Clinton claimed that his major 1994 federal crime bill was a well-meaning attempt to bring down high crime rates, but that it backfired.
"In that bill, there were longer sentences and most of these people are in prison under state law, but the federal law set a trend. And that was overdone, we were wrong about that," Clinton said. "The good news is we had the biggest drop in crime in history... The bad news is we had a lot of people who were essentially locked up who were minor actors for way too long."
Clinton's mea culpa is a yet another sign of the changing times. In the 1990s, Clinton's support for severe sentencing policies was uncontroversial, an expression of a tough-on-crime status quo that prevailed among both Democrats and Republicans. But today, politicians on both sides of the aisle have recognized mass incarceration as an urgent problem.
What did the crime bill do? In 1994, Clinton signed the Violent Crime Control and Law Enforcement Act, which accelerated the country's emergence as the most voracious incarcerator in the world — today the U.S. has 5% of the world's population, but a quarter of its prisoners.

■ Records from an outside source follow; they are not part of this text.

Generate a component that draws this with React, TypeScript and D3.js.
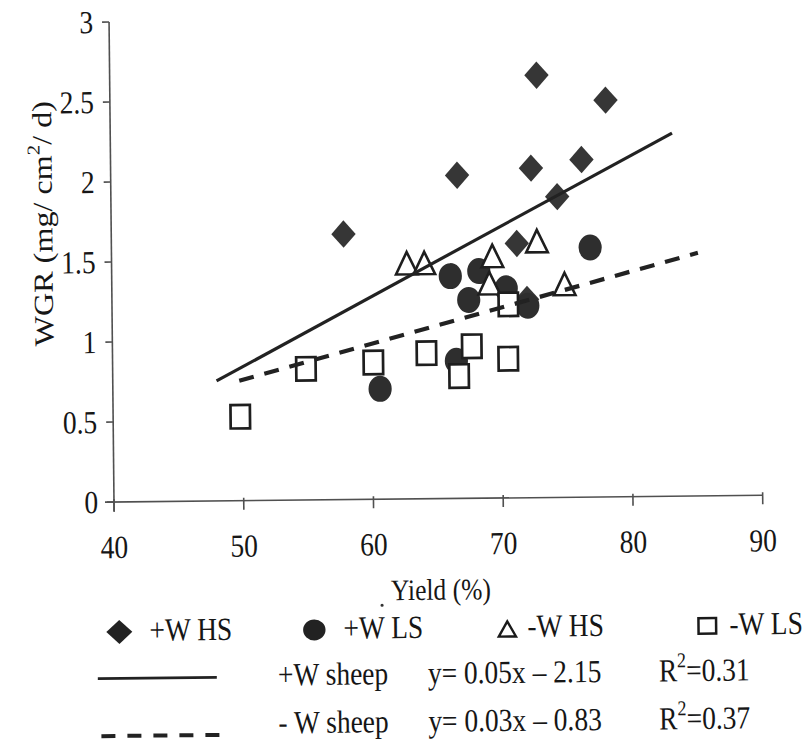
import React from 'react';
import * as d3 from 'd3';

// Axis ticks
const xTicks = [40, 50, 60, 70, 80, 90];
const yTicks = [0, 0.5, 1, 1.5, 2, 2.5, 3];
const yTickLabels = ['0', '0.5', '1', '1.5', '2', '2.5', '3'];

// Series: [yield %, WGR mg/cm²/d]
const plusWHS: [number, number][] = [
  [57.9, 1.66], [66.7, 2.02], [71.25, 1.59], [72.0, 1.24], [72.4, 2.06],
  [72.9, 2.64], [74.4, 1.88], [76.3, 2.11], [78.2, 2.48],
];
const plusWLS: [number, number][] = [
  [60.6, 0.69], [66.1, 1.39], [66.5, 0.86], [67.5, 1.24], [68.3, 1.42],
  [70.4, 1.31], [72.05, 1.2], [76.9, 1.56],
];
const minusWHS: [number, number][] = [
  [62.75, 1.48], [64.1, 1.48], [69.1, 1.35], [69.35, 1.52], [72.8, 1.61], [74.9, 1.34],
];
const minusWLS: [number, number][] = [
  [49.8, 0.525], [54.9, 0.82], [60.1, 0.855], [64.2, 0.91], [66.7, 0.765],
  [67.7, 0.95], [70.5, 0.87], [70.55, 1.21],
];

// Trend lines as drawn (end points)
const plusSheepLine: [number, number][] = [[48.0, 0.75], [83.3, 2.27]];
const minusSheepLine: [number, number][] = [[49.75, 0.75], [85.2, 1.52]];

const seriesNames = ['+W HS', '+W LS', '-W HS', '-W LS'];
const lineNames = ['+W sheep', '- W sheep'];
const equations = ['y= 0.05x \u2013 2.15', 'y= 0.03x \u2013 0.83'];
const r2Values = ['0.31', '0.37'];

const W = 805;
const H = 743;
const FONT = "'Liberation Serif', 'Times New Roman', serif";
const STRETCH = 1.17;
const FS = 27.5;
const INK = '#161616';

const x = d3.scaleLinear().domain([40, 90]).range([114, 762.7]);
const y = d3.scaleLinear().domain([0, 3]).range([502, 22]);

function Txt(props: { x: number; y: number; anchor?: string; size?: number; children: React.ReactNode }) {
  const { anchor = 'start', size = FS } = props;
  return (
    <text
      transform={`translate(${props.x},${props.y}) scale(1,${STRETCH})`}
      textAnchor={anchor}
      fontSize={size}
      fontFamily={FONT}
      fill={INK}
    >
      {props.children}
    </text>
  );
}

function diamondPath(cx: number, cy: number, hw: number, hh: number) {
  return `M${cx},${cy - hh}L${cx + hw},${cy}L${cx},${cy + hh}L${cx - hw},${cy}Z`;
}
function trianglePath(cx: number, cy: number, hw: number, hh: number) {
  return `M${cx},${cy - hh}L${cx + hw},${cy + hh}L${cx - hw},${cy + hh}Z`;
}

export default function App() {
  const line = d3.line<[number, number]>().x((d) => x(d[0])).y((d) => y(d[1]));

  const legendRowY = 632;
  const legendMarkerX = [118, 313, 506, 706];
  const legendTextX = [148, 342, 526, 728];

  return (
    <svg
      width={W}
      height={H}
      viewBox={`0 0 ${W} ${H}`}
      style={{ position: 'absolute', left: 0, top: 0, background: '#fff' }}
    >
      <rect x={0} y={0} width={W} height={H} fill="#fff" />
      <g transform="rotate(-0.59,114,502)">
        {/* axes */}
        <line x1={105} x2={x(90)} y1={y(0)} y2={y(0)} stroke="#505050" strokeWidth={1.6} />
        <line x1={x(40)} x2={x(40)} y1={y(3)} y2={512} stroke="#505050" strokeWidth={1.6} />
        {xTicks.map((t) => (
          <g key={'xt' + t}>
            <line x1={x(t)} x2={x(t)} y1={y(0) - 3} y2={y(0) + 9} stroke="#505050" strokeWidth={1.6} />
            <Txt x={x(t)} y={558} anchor="middle">{String(t)}</Txt>
          </g>
        ))}
        {yTicks.map((t, i) => (
          <g key={'yt' + t}>
            <line x1={x(40) - 7} x2={x(40)} y1={y(t)} y2={y(t)} stroke="#505050" strokeWidth={1.6} />
            <Txt x={98} y={y(t) + 11} anchor="end">{yTickLabels[i]}</Txt>
          </g>
        ))}

        {/* axis titles */}
        <text
          transform={`translate(55,223) scale(1,${STRETCH}) rotate(-90)`}
          textAnchor="middle"
          fontSize={FS}
          fontFamily={FONT}
          fill={INK}
        >
          WGR (mg/ cm<tspan fontSize={18} dy={-12}>2</tspan>
          <tspan dy={12}>/ d)</tspan>
        </text>
        <Txt x={440} y={603} anchor="middle" size={25.5}>Yield (%)</Txt>
        <circle cx={381} cy={608} r={1.6} fill="#333" />

        {/* +W HS */}
        {plusWHS.map((d, i) => (
          <path key={'d' + i} d={diamondPath(x(d[0]), y(d[1]), 12.2, 13.7)} fill="#363636" />
        ))}
        {/* +W LS */}
        {plusWLS.map((d, i) => (
          <ellipse key={'c' + i} cx={x(d[0])} cy={y(d[1])} rx={11.6} ry={13} fill="#2e2e2e" />
        ))}
        {/* -W HS */}
        {minusWHS.map((d, i) => (
          <path
            key={'t' + i}
            d={trianglePath(x(d[0]), y(d[1]) + 1, 10.8, 11.2)}
            fill="#fff"
            stroke="#1e1e1e"
            strokeWidth={2.6}
          />
        ))}
        {/* -W LS */}
        {minusWLS.map((d, i) => (
          <rect
            key={'s' + i}
            x={x(d[0]) - 9.7}
            y={y(d[1]) - 11.7}
            width={19.4}
            height={23.4}
            fill="#fff"
            stroke="#1e1e1e"
            strokeWidth={2.7}
          />
        ))}

        {/* trend lines */}
        <path d={line(plusSheepLine) || ''} fill="none" stroke="#222" strokeWidth={3.2} />
        <path
          d={line(minusSheepLine) || ''}
          fill="none"
          stroke="#222"
          strokeWidth={4.2}
          strokeDasharray="15 11"
        />

        {/* legend: markers */}
        <path d={diamondPath(legendMarkerX[0], legendRowY, 13, 12)} fill="#222" />
        <ellipse cx={legendMarkerX[1]} cy={legendRowY} rx={11.2} ry={10.5} fill="#222" />
        <path
          d={trianglePath(legendMarkerX[2], legendRowY + 1, 8.6, 7.6)}
          fill="#fff"
          stroke="#1a1a1a"
          strokeWidth={2.4}
        />
        <rect
          x={legendMarkerX[3] - 8.8}
          y={legendRowY - 7.8}
          width={17.6}
          height={15.6}
          fill="#fff"
          stroke="#1a1a1a"
          strokeWidth={2.5}
        />
        {seriesNames.map((n, i) => (
          <Txt key={'ln' + i} x={legendTextX[i]} y={641}>{n}</Txt>
        ))}

        {/* legend: lines */}
        <line x1={96} x2={215} y1={678.5} y2={678.5} stroke="#222" strokeWidth={2.8} />
        <line x1={99} x2={217} y1={736} y2={736} stroke="#222" strokeWidth={4} strokeDasharray="14 12" />
        {lineNames.map((n, i) => (
          <g key={'lr' + i}>
            <Txt x={276} y={687 + i * 48}>{n}</Txt>
            <Txt x={426} y={687 + i * 48}>{equations[i]}</Txt>
            <Txt x={657} y={687 + i * 48}>
              R<tspan fontSize={18} dy={-12}>2</tspan>
              <tspan dy={12}>={r2Values[i]}</tspan>
            </Txt>
          </g>
        ))}
      </g>
    </svg>
  );
}
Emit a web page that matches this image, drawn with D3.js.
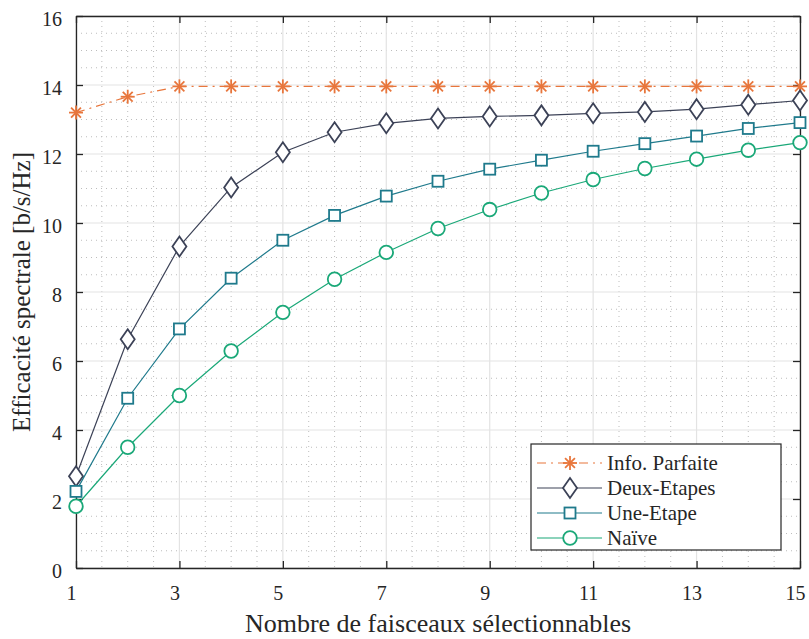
<!DOCTYPE html>
<html><head><meta charset="utf-8">
<script src="https://cdn.jsdelivr.net/npm/d3@7"></script>
<style>
body{margin:0;background:#fff;}
text{fill:#262626;}
</style></head>
<body><svg id="c" width="809" height="639"></svg>
<script>
const xValues = [1,2,3,4,5,6,7,8,9,10,11,12,13,14,15];
const infoParfaite = [13.2,13.66,13.96,13.96,13.96,13.96,13.96,13.96,13.96,13.96,13.96,13.96,13.96,13.96,13.96];
const deuxEtapes = [2.66,6.63,9.32,11.03,12.05,12.63,12.89,13.03,13.09,13.12,13.18,13.22,13.3,13.43,13.55];
const uneEtape = [2.22,4.92,6.93,8.4,9.5,10.22,10.78,11.21,11.56,11.82,12.08,12.3,12.52,12.74,12.91];
const naive = [1.79,3.5,5.0,6.29,7.41,8.37,9.15,9.84,10.39,10.87,11.26,11.58,11.85,12.11,12.33];
const xTicks = [1,3,5,7,9,11,13,15];
const yTicks = [0,2,4,6,8,10,12,14,16];
const seriesNames = ["Info. Parfaite","Deux-Etapes","Une-Etape","Naïve"];
const xLabel = "Nombre de faisceaux sélectionnables";
const yLabel = "Efficacité spectrale [b/s/Hz]";

const FONT = '"Liberation Serif","DejaVu Serif",serif';
const svg = d3.select("#c");
const L=76, R=800, T=16, B=568;
const x = d3.scaleLinear().domain([1,15]).range([L,R]);
const y = d3.scaleLinear().domain([0,16]).range([B,T]);

const g = svg.append("g");
g.selectAll(".mx").data(d3.range(1,15.01,0.5).filter(v=>!xTicks.includes(v)))
  .enter().append("line").attr("x1",d=>x(d)).attr("x2",d=>x(d)).attr("y1",T).attr("y2",B)
  .attr("stroke","#bdbdbd").attr("stroke-width",1).attr("stroke-dasharray","1,4");
g.selectAll(".my").data(d3.range(0,16.01,0.5).filter(v=>!yTicks.includes(v)))
  .enter().append("line").attr("y1",d=>y(d)).attr("y2",d=>y(d)).attr("x1",L).attr("x2",R)
  .attr("stroke","#bdbdbd").attr("stroke-width",1).attr("stroke-dasharray","1,4");
g.selectAll(".Mx").data(xTicks).enter().append("line")
  .attr("x1",d=>x(d)).attr("x2",d=>x(d)).attr("y1",T).attr("y2",B).attr("stroke","#e3e3e3").attr("stroke-width",1.2);
g.selectAll(".My").data(yTicks).enter().append("line")
  .attr("y1",d=>y(d)).attr("y2",d=>y(d)).attr("x1",L).attr("x2",R).attr("stroke","#e3e3e3").attr("stroke-width",1.2);

const tl = 7;
const axB = svg.append("g").attr("transform",`translate(0,${B})`)
  .call(d3.axisBottom(x).tickValues(xTicks).tickSizeInner(-tl).tickSizeOuter(0).tickPadding(14));
const axT = svg.append("g").attr("transform",`translate(0,${T})`)
  .call(d3.axisTop(x).tickValues(xTicks).tickSizeInner(-tl).tickSizeOuter(0).tickFormat(""));
const axL = svg.append("g").attr("transform",`translate(${L},0)`)
  .call(d3.axisLeft(y).tickValues(yTicks).tickSizeInner(-tl).tickSizeOuter(0).tickPadding(14));
const axR = svg.append("g").attr("transform",`translate(${R},0)`)
  .call(d3.axisRight(y).tickValues(yTicks).tickSizeInner(-tl).tickSizeOuter(0).tickFormat(""));
[axB,axT,axL,axR].forEach(a=>{
  a.attr("font-family",null).attr("font-size",null);
  a.select(".domain").attr("stroke","#262626").attr("stroke-width",1.3);
  a.selectAll(".tick line").attr("stroke","#262626").attr("stroke-width",1.3);
  a.selectAll("text").attr("font-family",FONT).attr("font-size","20px").attr("fill","#262626");
});
axB.selectAll(".tick text").attr("dx",-5).attr("dy","0.9em");
axL.selectAll(".tick text").attr("dy","0.45em");

svg.append("text").attr("x",438).attr("y",632).attr("text-anchor","middle")
  .attr("font-family",FONT).attr("font-size","26px").text(xLabel);
svg.append("text").attr("transform","translate(30,292) rotate(-90)").attr("text-anchor","middle")
  .attr("font-family",FONT).attr("font-size","25px").text(yLabel);

const colors = ["#E8763C","#3C4257","#1F7A8C","#1AA878"];
const data = [infoParfaite,deuxEtapes,uneEtape,naive];
const markers = ["star","diamond","square","circle"];

function drawMarker(sel, type, color){
  if(type==="star"){
    const r=7;
    [0,45,90,135].forEach(a=>{
      const rad=a*Math.PI/180;
      sel.append("line").attr("x1",-r*Math.cos(rad)).attr("y1",-r*Math.sin(rad))
        .attr("x2",r*Math.cos(rad)).attr("y2",r*Math.sin(rad))
        .attr("stroke",color).attr("stroke-width",1.8);
    });
  } else if(type==="diamond"){
    sel.append("path").attr("d","M0,-10L7,0L0,10L-7,0Z").attr("fill","#fff").attr("stroke",color).attr("stroke-width",1.8);
  } else if(type==="square"){
    sel.append("rect").attr("x",-5.5).attr("y",-5.5).attr("width",11).attr("height",11).attr("fill","#fff").attr("stroke",color).attr("stroke-width",1.8);
  } else {
    sel.append("circle").attr("r",6.8).attr("fill","#fff").attr("stroke",color).attr("stroke-width",1.8);
  }
}

const line = d3.line().x((d,i)=>x(xValues[i])).y(d=>y(d));
data.forEach((vals,k)=>{
  svg.append("path").datum(vals).attr("d",line).attr("fill","none")
    .attr("stroke",colors[k]).attr("stroke-width",1.2)
    .attr("stroke-dasharray",k===0?"9,5,2,5":null);
  vals.forEach((v,i)=>{
    const m = svg.append("g").attr("transform",`translate(${x(xValues[i])},${y(v)})`);
    drawMarker(m, markers[k], colors[k]);
  });
});

const lg = svg.append("g");
lg.append("rect").attr("x",531).attr("y",444).attr("width",250).attr("height",106)
  .attr("fill","#fff").attr("stroke","#262626").attr("stroke-width",1.2);
seriesNames.forEach((n,k)=>{
  const yy = 463 + k*25;
  lg.append("line").attr("x1",537).attr("x2",602).attr("y1",yy).attr("y2",yy)
    .attr("stroke",colors[k]).attr("stroke-width",1.2).attr("stroke-dasharray",k===0?"9,5,2,5":null);
  const m = lg.append("g").attr("transform",`translate(570,${yy})`);
  drawMarker(m, markers[k], colors[k]);
  lg.append("text").attr("x",607).attr("y",yy+7).attr("font-family",FONT).attr("font-size","21px").text(n);
});
</script></body></html>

The law put 100,000 new police officers on the streets, funded close to $10 billion in prison construction, expanded the death penalty and created a number incentives for states to impose harsher prison sentences. The policy offered federal money to states for prison construction, but only if they adopted "truth in sentencing" laws that lengthened prison time by reducing or eliminating parole. It included mandatory minimum sentences and the notorious "three strikes" provision, which meant that someone convicted of a violent felony after two previous convictions — which could be drug crimes — was given a life sentence. And it did away with federal Pell grants to assist prisoner education.
Clinton's suggestion that the crime bill was responsible for a historic reduction in crime is also controversial. While there's evidence that incarcerating people who are a threat to society can be effective in making everyone safer, social scientists have not established a strong causal link between mass incarceration and the massive decline in crime. A decline in lead poisoning, aging patterns, changing urban geography, legalized abortion and countless other explanations have been floated as possible factors that contributed to the crime ebb. There's also the fact that most other affluent democracies have managed to maintain lower crime rates than the U.S. without a regime of mass incarceration or invasive policing.
What it means for 2016: Criminal justice reform is a point that Hillary Clinton has decided to make a point of championing in her presidential campaign. Clinton was generally supportive of her husband's policies in the 1990s and called for more prisons and harsher sentences while first lady. But during her current campaign, she has backed the reversal of the policies that her husband was involved in engineering, and has declared it time to "end of the era of mass incarceration."
If Clinton does in fact end up in the White House, one of her most popular mandates may be to make amends for the last time she was there.